**** Data records ****

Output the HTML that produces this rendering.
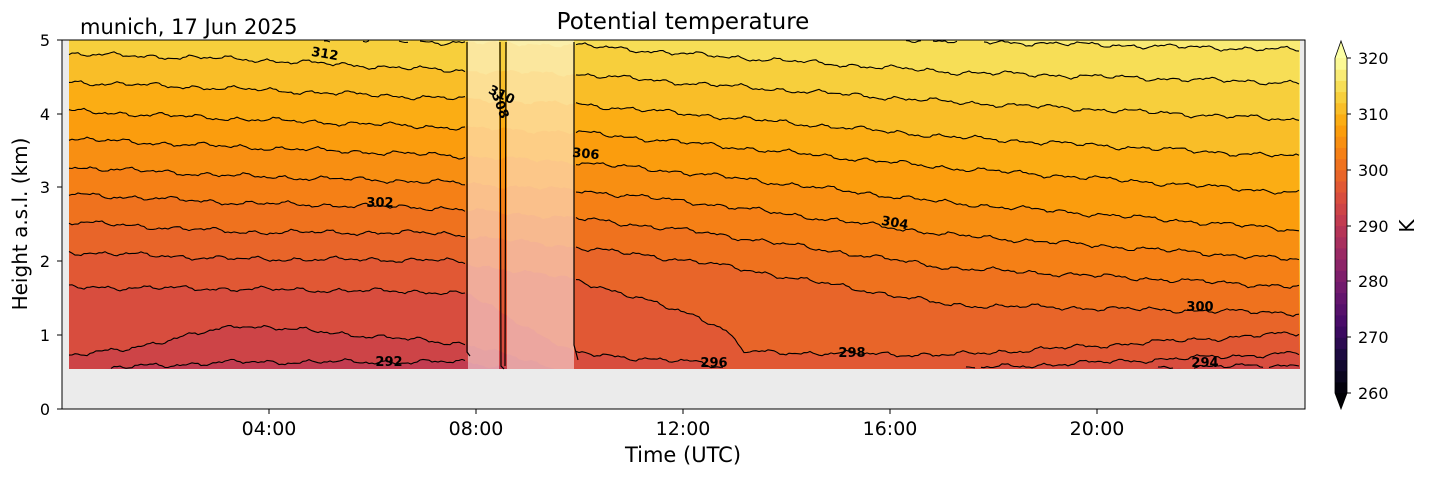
<!DOCTYPE html>
<html><head><meta charset="utf-8"><style>
html,body{margin:0;padding:0;background:#fff;}
svg{display:block;font-family:"DejaVu Sans","Liberation Sans",sans-serif;}
</style></head><body>
<svg id="s" width="1429" height="478" viewBox="0 0 1429 478" xmlns="http://www.w3.org/2000/svg">
<rect x="62" y="40" width="1243" height="369" fill="#ebebeb"/>
<g id="fills"></g>
<g id="lines" fill="none" stroke="#000" stroke-width="1.1"></g>
<rect x="468" y="40" width="31" height="329" fill="#fff" opacity="0.5"/>
<rect x="507" y="40" width="67" height="329" fill="#fff" opacity="0.5"/>
<g stroke="#000" stroke-width="1.2" fill="none">
<path d="M467 42 L467 352 L470 356"/>
<path d="M500 42 L501 366 L504 369 M506 42 L505 366"/>
<path d="M574 42 L574 345 L578 360"/>
</g>
<g font-size="13" font-weight="bold" fill="#000" text-anchor="middle">
<text x="325" y="58" transform="rotate(10 325 53)">312</text>
<text x="502" y="99" transform="rotate(25 502 94)">310</text>
<text x="501" y="110" transform="rotate(70 501 105)">308</text>
<text x="586" y="158" transform="rotate(5 586 153)">306</text>
<text x="380" y="207">302</text>
<text x="895" y="227" transform="rotate(10 895 222)">304</text>
<text x="1200" y="311">300</text>
<text x="852" y="357">298</text>
<text x="714" y="367">296</text>
<text x="1205" y="367">294</text>
<text x="389" y="366">292</text>
</g>
<rect x="62" y="40" width="1243" height="369" fill="none" stroke="#000" stroke-width="1"/>
<g stroke="#000" stroke-width="1">
<line x1="57" y1="409" x2="62" y2="409"/><line x1="57" y1="335" x2="62" y2="335"/><line x1="57" y1="261" x2="62" y2="261"/><line x1="57" y1="187" x2="62" y2="187"/><line x1="57" y1="114" x2="62" y2="114"/><line x1="57" y1="40" x2="62" y2="40"/>
<line x1="269" y1="409" x2="269" y2="414"/><line x1="476" y1="409" x2="476" y2="414"/><line x1="683" y1="409" x2="683" y2="414"/><line x1="890" y1="409" x2="890" y2="414"/><line x1="1097" y1="409" x2="1097" y2="414"/>
</g>
<g font-size="16" fill="#000" text-anchor="end">
<text x="50" y="415">0</text><text x="50" y="341">1</text><text x="50" y="267">2</text><text x="50" y="193">3</text><text x="50" y="120">4</text><text x="50" y="46">5</text>
</g>
<g font-size="19" fill="#000" text-anchor="middle">
<text x="269" y="435">04:00</text><text x="476" y="435">08:00</text><text x="683" y="435">12:00</text><text x="890" y="435">16:00</text><text x="1097" y="435">20:00</text>
</g>
<text x="683" y="462" font-size="21" text-anchor="middle">Time (UTC)</text>
<text x="27" y="224" font-size="20" text-anchor="middle" transform="rotate(-90 27 224)">Height a.s.l. (km)</text>
<text x="683" y="29" font-size="23" text-anchor="middle">Potential temperature</text>
<text x="80" y="34" font-size="21">munich, 17 Jun 2025</text>
<g id="cbar"></g>
<g stroke="#000" stroke-width="1">
<line x1="1347" y1="58" x2="1351" y2="58"/><line x1="1347" y1="114" x2="1351" y2="114"/><line x1="1347" y1="170" x2="1351" y2="170"/><line x1="1347" y1="226" x2="1351" y2="226"/><line x1="1347" y1="281" x2="1351" y2="281"/><line x1="1347" y1="337" x2="1351" y2="337"/><line x1="1347" y1="393" x2="1351" y2="393"/>
</g>
<g font-size="16" fill="#000">
<text x="1358" y="64">320</text><text x="1358" y="120">310</text><text x="1358" y="176">300</text><text x="1358" y="232">290</text><text x="1358" y="287">280</text><text x="1358" y="343">270</text><text x="1358" y="399">260</text>
</g>
<text x="1414" y="226" font-size="20" text-anchor="middle" transform="rotate(-90 1414 226)">K</text>
</svg>
<script>
(function(){
var stops=[[0,[0,0,4]],[0.1,[22,11,57]],[0.2,[66,10,104]],[0.3,[106,23,110]],[0.4,[147,38,103]],[0.5,[188,55,84]],[0.6,[221,81,58]],[0.7,[243,120,25]],[0.8,[252,165,10]],[0.9,[246,215,70]],[1,[252,255,164]]];
function inf(t){t=Math.max(0,Math.min(1,t));for(var i=1;i<stops.length;i++){if(t<=stops[i][0]){var a=stops[i-1],b=stops[i],f=(t-a[0])/(b[0]-a[0]);var c=a[1].map(function(v,k){return Math.round(v+(b[1][k]-v)*f);});return 'rgb('+c.join(',')+')';}}return 'rgb(252,255,164)';}
function col(K){return inf((K-260)/60);}
var L={
316:[[69,15],[440,25],[574,26],[700,32],[950,41],[1300,50]],
314:[[69,25],[240,30],[300,38],[440,42],[574,45],[700,55],[950,72],[1300,83]],
312:[[69,54],[240,59],[440,70],[574,74],[700,84],[950,102],[1300,120]],
310:[[69,82],[240,89],[440,98],[574,104],[700,115],[950,137],[1300,157]],
308:[[69,111],[240,119],[440,127],[574,132],[700,144],[950,168],[1300,193]],
306:[[69,139],[240,147],[440,155],[574,162],[700,174],[950,203],[1300,230]],
304:[[69,167],[240,176],[440,182],[574,190],[700,203],[950,235],[1300,260]],
302:[[69,194],[240,203],[440,208],[574,218],[700,232],[950,268],[1300,287]],
300:[[69,222],[240,232],[440,233],[574,247],[700,262],[950,305],[1300,313]],
298:[[69,252],[240,259],[440,260],[574,279],[700,317],[725,330],[745,352],[950,355],[1300,333]],
296:[[69,287],[240,289],[440,292],[468,294],[574,353],[700,363],[760,375],[940,373],[975,368],[1300,353]],
294:[[69,356],[120,350],[240,325],[440,342],[468,344],[574,374],[1100,376],[1150,368],[1300,365]],
292:[[69,378],[110,369],[140,366],[240,362],[440,362],[468,362],[574,378],[1300,380]]
};
function interp(p,x){if(x<=p[0][0])return p[0][1];for(var i=1;i<p.length;i++){if(x<=p[i][0]){var f=(x-p[i-1][0])/(p[i][0]-p[i-1][0]);return p[i-1][1]+(p[i][1]-p[i-1][1])*f;}}return p[p.length-1][1];}
function noise(x,k){return 1.3*Math.sin(x*0.16+k*0.3)+0.9*Math.sin(x*0.33+k*0.7)+1.0*Math.sin(x*0.061+k)+0.5*Math.sin(x*0.9+k*1.3);}
var fills='',lines='';
fills+='<rect x="69" y="40" width="1231" height="329" fill="'+col(317)+'"/>';
var levels=[316,314,312,310,308,306,304,302,300,298,296,294,292];
levels.forEach(function(K){
  var pts=[];for(var x=69;x<=1300;x+=3){var y=interp(L[K],x)+noise(x,K);pts.push([x,y]);}
  var d='M69 369';pts.forEach(function(p){d+=' L'+p[0]+' '+Math.max(40,Math.min(369,p[1])).toFixed(1);});d+=' L1300 369 Z';
  fills+='<path d="'+d+'" fill="'+col(K-1)+'"/>';
  var ld='',on=false;
  pts.forEach(function(p){var ok=p[1]>40.5&&p[1]<368.5&&!(p[0]>467&&p[0]<575);if(ok){ld+=(on?' L':' M')+p[0]+' '+p[1].toFixed(1);on=true;}else on=false;});
  if(ld)lines+='<path d="'+ld+'"/>';
});
document.getElementById('fills').innerHTML=fills;
document.getElementById('lines').innerHTML=lines;
var cb='',y0=393,s=(393-58)/60;
for(var v=260;v<320;v+=2){var yt=y0-(v+2-260)*s;cb+='<rect x="1335" y="'+yt.toFixed(2)+'" width="12" height="'+(s*2+0.6).toFixed(2)+'" fill="'+col(v+1)+'"/>';}
cb+='<path d="M1335 58 L1341 41 L1347 58 Z" fill="'+col(321)+'"/>';
cb+='<path d="M1335 393 L1341 409 L1347 393 Z" fill="#000004"/>';
cb+='<path d="M1335 58 L1341 41 L1347 58 L1347 393 L1341 409 L1335 393 Z" fill="none" stroke="#000" stroke-width="0.8"/>';
document.getElementById('cbar').innerHTML=cb;
})();
</script>
</body></html>
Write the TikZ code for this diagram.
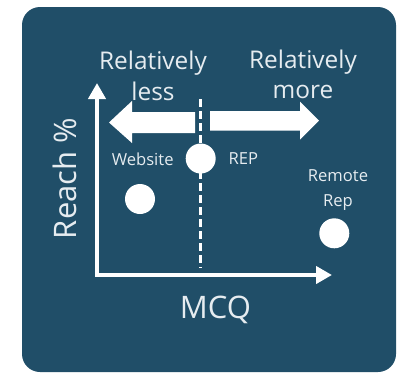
\documentclass[tikz,border=0pt]{standalone}
\usepackage{fontspec}
\setmainfont{Open Sans}
\usetikzlibrary{arrows.meta}
\definecolor{panel}{RGB}{32,78,104}
\definecolor{labelc}{RGB}{230,236,240}
\tikzset{
  lbl/.style={text=labelc, inner sep=0pt, anchor=base},
  big/.style={lbl, font=\fontsize{24.4}{31}\selectfont, align=center},
  axislbl/.style={lbl, font=\fontsize{31}{36}\selectfont},
  small/.style={lbl, font=\fontsize{16.6}{25.5}\selectfont, align=center},
  dot/.style={circle, fill=white, minimum size=30pt, inner sep=0pt},
  axis/.style={draw=white, line width=4pt, line join=miter,
    {Triangle[width=17pt,length=16pt]}-{Triangle[width=17pt,length=16pt]}},
  divider/.style={draw=white, line width=2.5pt, dash pattern=on 8pt off 4pt},
  blockarrow/.style={fill=white}
}
\begin{document}
\begin{tikzpicture}[x=1pt,y=-1pt]
\useasboundingbox (0,0) rectangle (397,373);
% panel
\fill[panel, rounded corners=18pt] (22,7) rectangle (396,372);

% axes
\coordinate (ytop) at (97,83);
\coordinate (origin) at (97,275);
\coordinate (xend) at (332,275);
\draw[axis] (ytop) |- (xend);

% dashed divider
\coordinate (divtop) at (200.5,99);
\coordinate (divbot) at (200.5,268);
\draw[divider] (divtop) -- (divbot);

% block arrows
\fill[blockarrow] (195,112) -- (132,112) -- (132,101) -- (109,122.5)
  -- (132,143) -- (132,133) -- (195,133) -- cycle;
\fill[blockarrow] (210,111) -- (300,111) -- (300,101.5) -- (319,120.5)
  -- (300,139.5) -- (300,130.5) -- (210,130.5) -- cycle;

% data points
\node[dot] (rep) at (200.7,158.5) {};
\node[dot] (web) at (140,199) {};
\node[dot] (remote) at (334.3,233.3) {};

% labels (multi-line nodes sit on the baseline of their last line)
\node[big] (less) at (153,100.5) {Relatively\\less};
\node[big, font=\fontsize{24.4}{30}\selectfont] (more) at (303,98.5) {Relatively\\more};
\node[axislbl, rotate=90] (reach) at (76,178.5) {Reach \%};
\node[axislbl] (mcq) at (215.5,318) {MCQ};
\node[small] (weblbl) at (142.7,165) {Website};
\node[small] (replbl) at (243.3,164) {REP};
\node[small] (remotelbl) at (338,206.5) {Remote\\Rep};
\end{tikzpicture}
\end{document}
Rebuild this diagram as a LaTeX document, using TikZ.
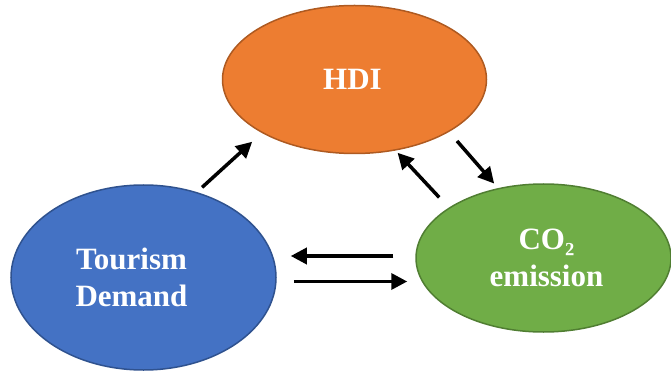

****

## Aim
In the copy, leave out all pictures, and retype exactly each line from the one with "Write the TikZ code for this diagram." through the last line of the entries.

## Worked answer
Write the TikZ code for this diagram.
\documentclass[tikz,border=0pt]{standalone}
\usepackage{fontspec}
\setmainfont{Open Sans}
\usetikzlibrary{arrows.meta}
\definecolor{panel}{RGB}{32,78,104}
\definecolor{labelc}{RGB}{230,236,240}
\tikzset{
  lbl/.style={text=labelc, inner sep=0pt, anchor=base},
  big/.style={lbl, font=\fontsize{24.4}{31}\selectfont, align=center},
  axislbl/.style={lbl, font=\fontsize{31}{36}\selectfont},
  small/.style={lbl, font=\fontsize{16.6}{25.5}\selectfont, align=center},
  dot/.style={circle, fill=white, minimum size=30pt, inner sep=0pt},
  axis/.style={draw=white, line width=4pt, line join=miter,
    {Triangle[width=17pt,length=16pt]}-{Triangle[width=17pt,length=16pt]}},
  divider/.style={draw=white, line width=2.5pt, dash pattern=on 8pt off 4pt},
  blockarrow/.style={fill=white}
}
\begin{document}
\begin{tikzpicture}[x=1pt,y=-1pt]
\useasboundingbox (0,0) rectangle (397,373);
% panel
\fill[panel, rounded corners=18pt] (22,7) rectangle (396,372);

% axes
\coordinate (ytop) at (97,83);
\coordinate (origin) at (97,275);
\coordinate (xend) at (332,275);
\draw[axis] (ytop) |- (xend);

% dashed divider
\coordinate (divtop) at (200.5,99);
\coordinate (divbot) at (200.5,268);
\draw[divider] (divtop) -- (divbot);

% block arrows
\fill[blockarrow] (195,112) -- (132,112) -- (132,101) -- (109,122.5)
  -- (132,143) -- (132,133) -- (195,133) -- cycle;
\fill[blockarrow] (210,111) -- (300,111) -- (300,101.5) -- (319,120.5)
  -- (300,139.5) -- (300,130.5) -- (210,130.5) -- cycle;

% data points
\node[dot] (rep) at (200.7,158.5) {};
\node[dot] (web) at (140,199) {};
\node[dot] (remote) at (334.3,233.3) {};

% labels (multi-line nodes sit on the baseline of their last line)
\node[big] (less) at (153,100.5) {Relatively\\less};
\node[big, font=\fontsize{24.4}{30}\selectfont] (more) at (303,98.5) {Relatively\\more};
\node[axislbl, rotate=90] (reach) at (76,178.5) {Reach \%};
\node[axislbl] (mcq) at (215.5,318) {MCQ};
\node[small] (weblbl) at (142.7,165) {Website};
\node[small] (replbl) at (243.3,164) {REP};
\node[small] (remotelbl) at (338,206.5) {Remote\\Rep};
\end{tikzpicture}
\end{document}
Rebuild this diagram as a LaTeX document, using TikZ.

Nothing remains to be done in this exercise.